By the end of the story, it seems as if the Subject and the Scientist have had little growth, despite the potential for it being there throughout their numerous interactions. Every time they talk, it feels like one step forwards and one step backwards.
Outside of this, the story has a sort of television-like quality where it tends to rerun the same ideas over and over in the text, as if reminding the reader what happened an episode ago. While this might be no issue in a longer narrative or in a weekly TV show as mentioned, for a story this short it becomes sadly redundant and takes away from the new developments that do arise in the text.

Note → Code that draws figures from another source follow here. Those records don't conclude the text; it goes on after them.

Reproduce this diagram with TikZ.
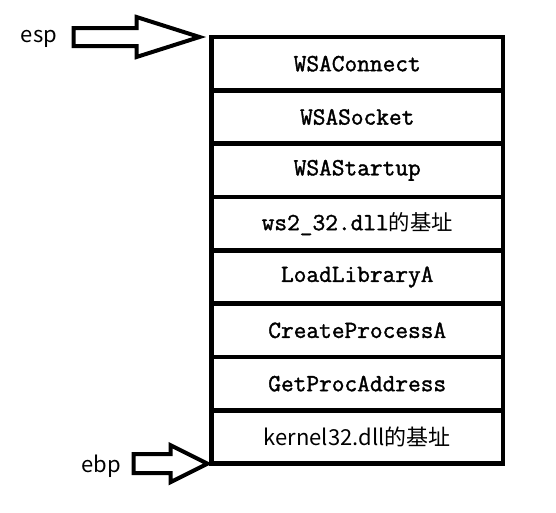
\documentclass[tikz,border=0pt]{standalone}
\usepackage{fontspec}
\newfontfamily\cjk{Noto Sans CJK SC}
\newfontfamily\stackfont{Latin Modern Mono}[FakeBold=1.5]
\usetikzlibrary{positioning}
\begin{document}
\begin{tikzpicture}[x=.75pt,y=-.75pt,
		slot/.style={draw,line width=3.6pt,outer sep=0pt,inner sep=0pt,minimum width=218.6pt,minimum height=40pt,font=\stackfont\fontsize{18.5}{20}\selectfont},
		blk/.style={draw,line width=3pt,line join=miter},
		reg/.style={font=\cjk\fontsize{16.5}{18}\selectfont}]
		\useasboundingbox (0,0) rectangle (556,512);

		\node[slot,anchor=north west] (s1) at (211.5,37) {WSAConnect};
		\node[slot,below=0pt of s1] (s2) {WSASocket};
		\node[slot,below=0pt of s2] (s3) {WSAStartup};
		\node[slot,below=0pt of s3] (s4) {ws2\_32.dll{\cjk\fontsize{16}{18}\selectfont 的基址}};
		\node[slot,below=0pt of s4] (s5) {LoadLibraryA};
		\node[slot,below=0pt of s5] (s6) {CreateProcessA};
		\node[slot,below=0pt of s6] (s7) {GetProcAddress};
		\node[slot,below=0pt of s7,font=\cjk\fontsize{16.5}{18}\selectfont] (s8) {kernel32.dll的基址};

		\coordinate (esptip) at ([xshift=-9pt]s1.north west);
		\draw[blk] (esptip)--++(-63,-20)--++(0,11)--++(-63,0)--++(0,18)--++(63,0)--++(0,11)--cycle;
		\node[reg] (esp) at (39,39) {esp};

		\coordinate (ebptip) at ([xshift=-3pt]s8.south west);
		\draw[blk] (ebptip)--++(-37,-18.5)--++(0,9)--++(-37,0)--++(0,19)--++(37,0)--++(0,9)--cycle;
		\node[reg] (ebp) at (101,466) {ebp};
	\end{tikzpicture}
\end{document}
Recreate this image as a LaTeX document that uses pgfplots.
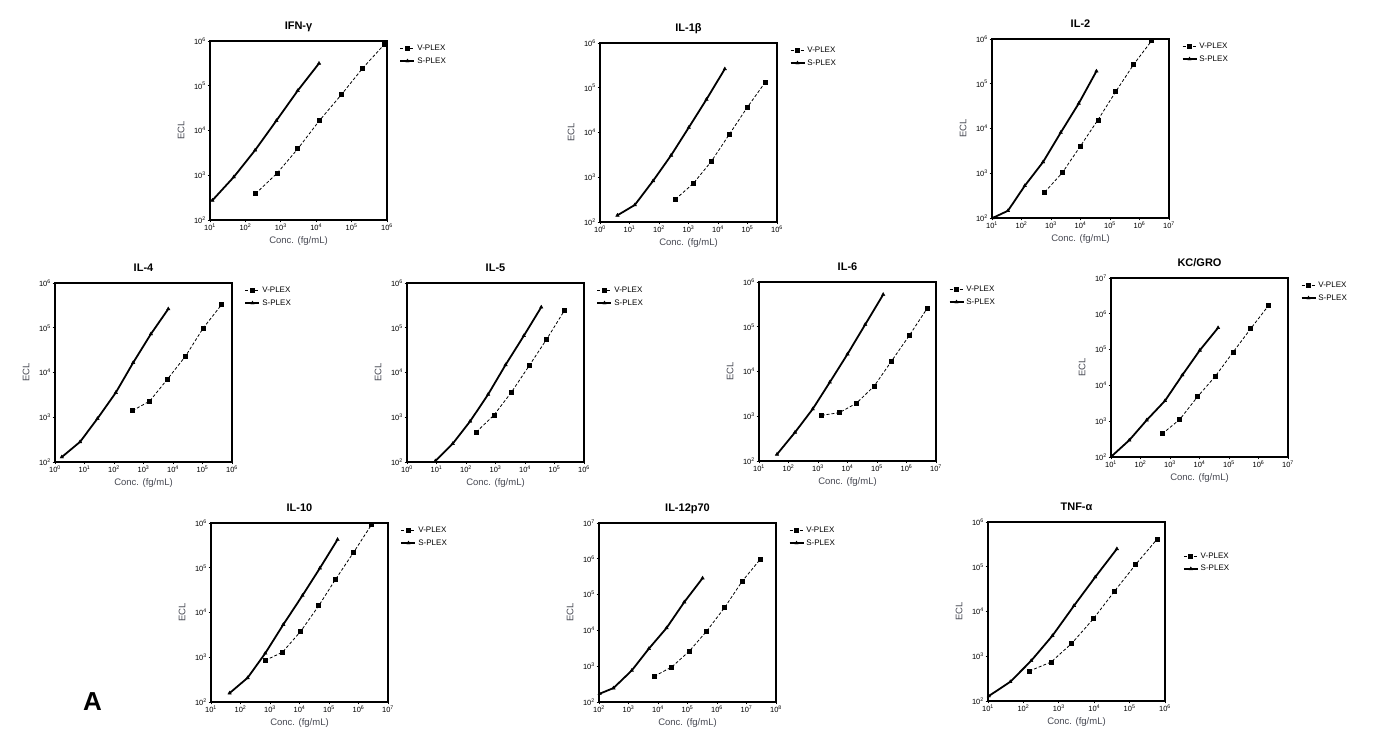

This is especially true with sections throughout the story of the Scientist recording video logs for himself that summarize everything that took place over the last few pages. These moments can make the reader wonder what was the purpose of them reading the events if they would just get a condensed version at the end of the section.

In place of this repeating focus on events the reader just witnessed, it would be nice if these summarizing spaces were used to provide insight into the background of the world of the Subject and the Scientist and answer questions such as how the Subject was made, what happened to the Scientist’s wife, and how has the Scientist maintained the life he has without any known income?

Overall, the story is compelling, packed with emotional moments, and full of potential. However, the unfortunate lack of needed character growth, background information, overabundance of repeating information and lackluster ending takes away from the reading experience as a whole. Due to this, on a scale of one to five stars, this story only gets two stars.